# Recorded data:
########################################
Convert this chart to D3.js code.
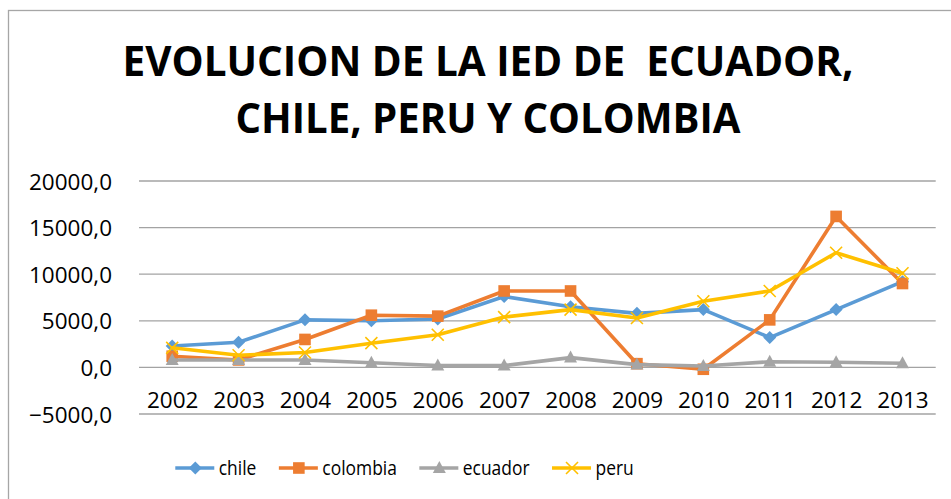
########################################
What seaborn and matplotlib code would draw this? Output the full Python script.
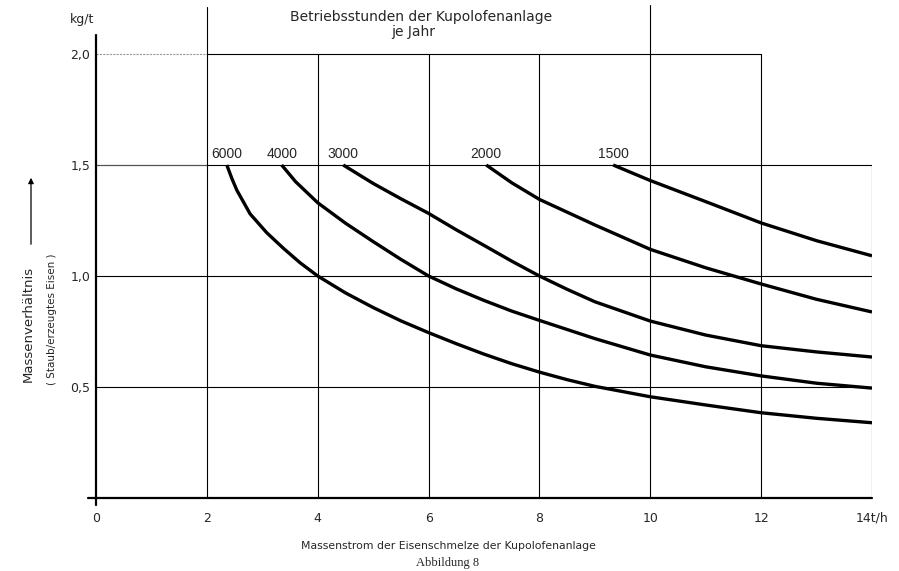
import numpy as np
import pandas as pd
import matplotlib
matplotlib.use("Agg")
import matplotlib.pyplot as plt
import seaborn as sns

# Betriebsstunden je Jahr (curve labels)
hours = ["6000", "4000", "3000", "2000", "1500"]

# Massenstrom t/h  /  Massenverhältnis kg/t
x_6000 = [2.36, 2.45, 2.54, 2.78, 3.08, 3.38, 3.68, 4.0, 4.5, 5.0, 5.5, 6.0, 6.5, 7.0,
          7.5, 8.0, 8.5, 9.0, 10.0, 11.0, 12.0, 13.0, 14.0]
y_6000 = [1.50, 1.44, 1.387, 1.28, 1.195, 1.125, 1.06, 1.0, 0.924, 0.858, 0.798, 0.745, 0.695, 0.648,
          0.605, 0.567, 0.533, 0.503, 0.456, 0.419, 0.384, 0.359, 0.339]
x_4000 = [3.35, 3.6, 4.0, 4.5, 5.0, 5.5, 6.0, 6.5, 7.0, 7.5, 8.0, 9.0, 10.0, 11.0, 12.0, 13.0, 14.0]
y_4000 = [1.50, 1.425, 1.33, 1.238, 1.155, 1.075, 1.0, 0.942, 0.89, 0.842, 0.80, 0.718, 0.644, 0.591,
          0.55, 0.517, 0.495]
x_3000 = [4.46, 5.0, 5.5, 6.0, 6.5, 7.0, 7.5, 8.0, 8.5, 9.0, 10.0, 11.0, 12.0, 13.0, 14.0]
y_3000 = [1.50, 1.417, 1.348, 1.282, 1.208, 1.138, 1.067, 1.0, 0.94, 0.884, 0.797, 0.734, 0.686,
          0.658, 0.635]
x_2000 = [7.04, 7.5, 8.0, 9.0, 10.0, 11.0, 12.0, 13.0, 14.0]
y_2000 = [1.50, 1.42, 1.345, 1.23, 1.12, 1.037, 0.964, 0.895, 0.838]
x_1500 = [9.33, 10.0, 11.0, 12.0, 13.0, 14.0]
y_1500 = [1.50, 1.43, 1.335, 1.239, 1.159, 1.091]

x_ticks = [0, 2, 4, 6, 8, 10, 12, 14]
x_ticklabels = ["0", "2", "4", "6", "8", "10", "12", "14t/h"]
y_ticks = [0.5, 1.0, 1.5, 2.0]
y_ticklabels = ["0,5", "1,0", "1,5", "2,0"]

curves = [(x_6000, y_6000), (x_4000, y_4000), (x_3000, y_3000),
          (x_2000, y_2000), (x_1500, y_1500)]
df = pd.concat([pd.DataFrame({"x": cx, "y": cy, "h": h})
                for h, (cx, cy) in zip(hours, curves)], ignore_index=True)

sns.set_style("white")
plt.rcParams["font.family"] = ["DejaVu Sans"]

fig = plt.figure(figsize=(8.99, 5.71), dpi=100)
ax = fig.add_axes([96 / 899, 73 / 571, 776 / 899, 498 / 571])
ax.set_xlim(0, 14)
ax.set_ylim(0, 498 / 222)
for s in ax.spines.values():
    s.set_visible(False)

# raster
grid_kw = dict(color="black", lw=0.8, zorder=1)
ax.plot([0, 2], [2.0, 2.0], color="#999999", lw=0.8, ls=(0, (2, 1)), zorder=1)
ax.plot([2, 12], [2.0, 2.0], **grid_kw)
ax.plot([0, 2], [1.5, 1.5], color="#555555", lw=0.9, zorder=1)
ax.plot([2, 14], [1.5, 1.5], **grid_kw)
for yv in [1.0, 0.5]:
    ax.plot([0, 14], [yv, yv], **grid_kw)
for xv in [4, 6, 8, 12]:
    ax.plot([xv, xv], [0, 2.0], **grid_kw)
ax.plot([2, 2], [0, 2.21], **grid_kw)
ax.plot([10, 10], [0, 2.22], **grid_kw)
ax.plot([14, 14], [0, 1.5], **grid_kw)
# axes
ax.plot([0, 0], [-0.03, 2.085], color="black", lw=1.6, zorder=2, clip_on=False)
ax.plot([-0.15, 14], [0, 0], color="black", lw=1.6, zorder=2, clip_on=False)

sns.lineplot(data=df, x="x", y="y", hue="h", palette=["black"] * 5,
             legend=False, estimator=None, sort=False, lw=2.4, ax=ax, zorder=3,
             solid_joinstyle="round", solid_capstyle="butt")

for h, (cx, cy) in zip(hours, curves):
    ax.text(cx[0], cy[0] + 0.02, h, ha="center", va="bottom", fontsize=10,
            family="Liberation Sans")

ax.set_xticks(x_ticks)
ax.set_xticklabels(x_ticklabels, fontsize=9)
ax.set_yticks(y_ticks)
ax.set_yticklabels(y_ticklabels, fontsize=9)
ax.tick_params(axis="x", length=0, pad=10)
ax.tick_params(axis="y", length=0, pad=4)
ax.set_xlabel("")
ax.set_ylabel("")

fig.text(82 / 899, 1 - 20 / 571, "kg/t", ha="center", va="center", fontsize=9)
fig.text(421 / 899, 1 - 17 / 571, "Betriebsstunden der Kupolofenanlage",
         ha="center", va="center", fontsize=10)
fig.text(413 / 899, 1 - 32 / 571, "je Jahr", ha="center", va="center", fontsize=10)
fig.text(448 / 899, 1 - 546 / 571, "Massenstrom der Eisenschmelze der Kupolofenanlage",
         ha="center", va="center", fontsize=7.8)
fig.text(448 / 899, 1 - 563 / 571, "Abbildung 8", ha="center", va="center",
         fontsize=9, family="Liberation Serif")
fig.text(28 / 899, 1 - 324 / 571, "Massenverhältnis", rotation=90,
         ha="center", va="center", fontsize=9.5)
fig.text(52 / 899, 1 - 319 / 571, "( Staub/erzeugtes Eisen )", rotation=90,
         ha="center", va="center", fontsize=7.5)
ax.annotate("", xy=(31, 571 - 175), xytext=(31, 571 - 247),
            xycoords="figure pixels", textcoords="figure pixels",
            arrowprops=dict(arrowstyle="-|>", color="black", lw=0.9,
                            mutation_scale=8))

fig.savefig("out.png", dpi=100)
########################################
# Exercise instructions:
Select, from the listing, all lines that include the word "seaborn".

# Completed exercise:
What seaborn and matplotlib code would draw this? Output the full Python script.
import seaborn as sns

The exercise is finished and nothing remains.